— YOUR OBJECTIVE —
Include the line containing "91.8, 92, 92.2];" and all lines before it, repeated exactly from the listing below, without pictures.

+++++

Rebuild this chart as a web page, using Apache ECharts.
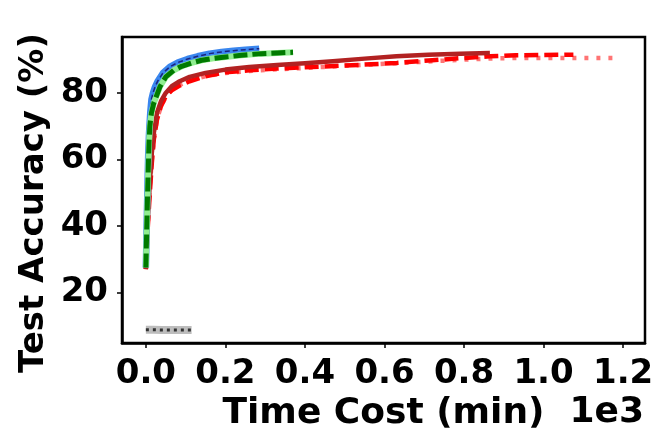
<!DOCTYPE html>
<html>
<head>
<meta charset="utf-8">
<script src="https://cdn.jsdelivr.net/npm/echarts@6/dist/echarts.min.js"></script>
<style>
  html, body { margin: 0; padding: 0; background: #fff; }
  #chart { width: 660px; height: 431px; }
</style>
</head>
<body>
<div id="chart"></div>
<script>
// x in minutes, y in test accuracy (%)
var xTicks = [0, 200, 400, 600, 800, 1000, 1200];
var yTicks = [20, 40, 60, 80];

var blueX = [0, 2, 4, 6, 8, 11, 14, 18, 23, 30, 43, 60, 80, 105, 130, 160, 190, 220, 250, 285];
var blueY = [27.5, 40, 52, 62, 68, 74, 78, 80, 81.8, 83.6, 86, 87.8, 89.1, 90.2, 91, 91.8, 92.3, 92.7, 93, 93.3];

var greenX = [0, 2, 4, 6, 8, 10, 14, 20, 28, 36, 50, 70, 90, 115, 140, 170, 200, 240, 290, 330, 370];
var greenY = [27.5, 38, 48, 57, 65, 70, 74, 77, 79.5, 82, 84.8, 86.8, 88, 89, 89.8, 90.4, 90.8, 91.3, 91.8, 92, 92.2];

var darkRedX = [0, 5, 10, 15, 20, 28, 38, 50, 65, 85, 110, 150, 200, 260, 330, 400, 470, 550, 630, 710, 790, 865];
var darkRedY = [27, 42, 53, 62, 68, 74, 77.5, 80, 82, 83.5, 84.8, 86, 87, 87.8, 88.4, 88.9, 89.5, 90.3, 91, 91.5, 91.8, 92];

var redX = [0, 5, 10, 15, 20, 28, 38, 50, 65, 85, 110, 150, 200, 260, 330, 400, 463, 550, 631, 720, 800, 865, 930, 1000, 1075];
var redY = [27, 40, 50, 59, 66, 72, 76, 79, 80.8, 82.2, 83.5, 85, 86.2, 86.8, 87.3, 87.7, 88, 88.5, 89, 89.8, 90.5, 91, 91.3, 91.4, 91.5];

var salmonX = [0, 5, 10, 15, 20, 28, 38, 50, 65, 85, 110, 150, 200, 260, 330, 400, 480, 560, 640, 720, 800, 880, 960, 1040, 1110, 1175];
var salmonY = [27, 41, 52, 60, 66, 72, 76, 78.8, 80.8, 82.4, 83.8, 85, 86, 86.6, 87.1, 87.5, 88, 88.5, 89, 89.5, 90, 90.4, 90.5, 90.5, 90.5, 90.5];

var greyX = [0, 20, 40, 60, 80, 100, 115];
var greyY = [8.8, 8.8, 8.7, 8.7, 8.7, 8.7, 8.7];

function pairs(xs, ys) {
  var out = [];
  for (var i = 0; i < xs.length; i++) out.push([xs[i], ys[i]]);
  return out;
}

function line(name, xs, ys, color, width, type) {
  return {
    name: name,
    type: 'line',
    data: pairs(xs, ys),
    showSymbol: false,
    symbol: 'none',
    smooth: false,
    animation: false,
    silent: true,
    lineStyle: { color: color, width: width, type: type || 'solid', cap: 'butt', join: 'round' }
  };
}

var font = 'DejaVu Sans';
var chart = echarts.init(document.getElementById('chart'), null, { renderer: 'canvas' });

var option = {
  backgroundColor: '#fff',
  animation: false,
  grid: {
    left: 122, top: 37, right: 15, bottom: 88,
    outerBoundsMode: 'none',
    containLabel: false,
    show: true, borderColor: '#000', borderWidth: 2.5, backgroundColor: '#fff'
  },
  xAxis: {
    type: 'value',
    min: -60,
    max: 1255,
    name: 'Time Cost (min)',
    nameLocation: 'middle',
    nameGap: 52,
    nameTextStyle: { fontFamily: font, fontWeight: 'bold', fontSize: 36, color: '#000' },
    axisLine: { show: true, onZero: false, lineStyle: { color: '#000', width: 2.5 } },
    axisTick: { show: true, length: 5, customValues: xTicks, lineStyle: { color: '#000', width: 1.5 } },
    axisLabel: {
      customValues: xTicks,
      margin: 14,
      fontFamily: font, fontWeight: 'bold', fontSize: 34, color: '#000',
      formatter: function (v) { return (v / 1000).toFixed(1); }
    },
    splitLine: { show: false }
  },
  yAxis: {
    type: 'value',
    min: 4.8,
    max: 96.8,
    axisLine: { show: true, onZero: false, lineStyle: { color: '#000', width: 2.5 } },
    axisTick: { show: true, length: 5, customValues: yTicks, lineStyle: { color: '#000', width: 1.5 } },
    axisLabel: {
      customValues: yTicks,
      margin: 14,
      fontFamily: font, fontWeight: 'bold', fontSize: 34, color: '#000'
    },
    splitLine: { show: false }
  },
  graphic: [{
    type: 'text',
    right: 16,
    top: 395,
    style: { text: '1e3', fontFamily: font, fontWeight: 'bold', fontSize: 36, fill: '#000' }
  }, {
    type: 'text',
    x: 34,
    y: 203,
    rotation: Math.PI / 2,
    style: {
      text: 'Test Accuracy (%)', fontFamily: font, fontWeight: 'bold', fontSize: 34, fill: '#000',
      align: 'center', verticalAlign: 'middle'
    }
  }],
  series: [
    line('grey', greyX, greyY, '#bdbdbd', 8),
    line('grey dots', greyX, greyY, '#333', 3, [3, 4]),
    line('salmon', salmonX, salmonY, '#ff7474', 4.5, [4, 8]),
    line('red', redX, redY, '#ff0000', 4.5, [14, 6]),
    line('dark red', darkRedX, darkRedY, '#b22222', 4.5),
    line('blue', blueX, blueY, '#3a86ee', 6.5),
    line('navy', blueX, blueY, '#1a237e', 1.5, [5, 3]),
    line('light green', greenX, greenY, '#90ee90', 6),
    line('green', greenX, greenY, '#007a00', 5, [14, 5])
  ]
};

chart.setOption(option);
</script>
</body>
</html>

+++++

— FINAL RESULT —
Rebuild this chart as a web page, using Apache ECharts.
<!DOCTYPE html>
<html>
<head>
<meta charset="utf-8">
<script src="https://cdn.jsdelivr.net/npm/echarts@6/dist/echarts.min.js"></script>
<style>
  html, body { margin: 0; padding: 0; background: #fff; }
  #chart { width: 660px; height: 431px; }
</style>
</head>
<body>
<div id="chart"></div>
<script>
// x in minutes, y in test accuracy (%)
var xTicks = [0, 200, 400, 600, 800, 1000, 1200];
var yTicks = [20, 40, 60, 80];

var blueX = [0, 2, 4, 6, 8, 11, 14, 18, 23, 30, 43, 60, 80, 105, 130, 160, 190, 220, 250, 285];
var blueY = [27.5, 40, 52, 62, 68, 74, 78, 80, 81.8, 83.6, 86, 87.8, 89.1, 90.2, 91, 91.8, 92.3, 92.7, 93, 93.3];

var greenX = [0, 2, 4, 6, 8, 10, 14, 20, 28, 36, 50, 70, 90, 115, 140, 170, 200, 240, 290, 330, 370];
var greenY = [27.5, 38, 48, 57, 65, 70, 74, 77, 79.5, 82, 84.8, 86.8, 88, 89, 89.8, 90.4, 90.8, 91.3, 91.8, 92, 92.2];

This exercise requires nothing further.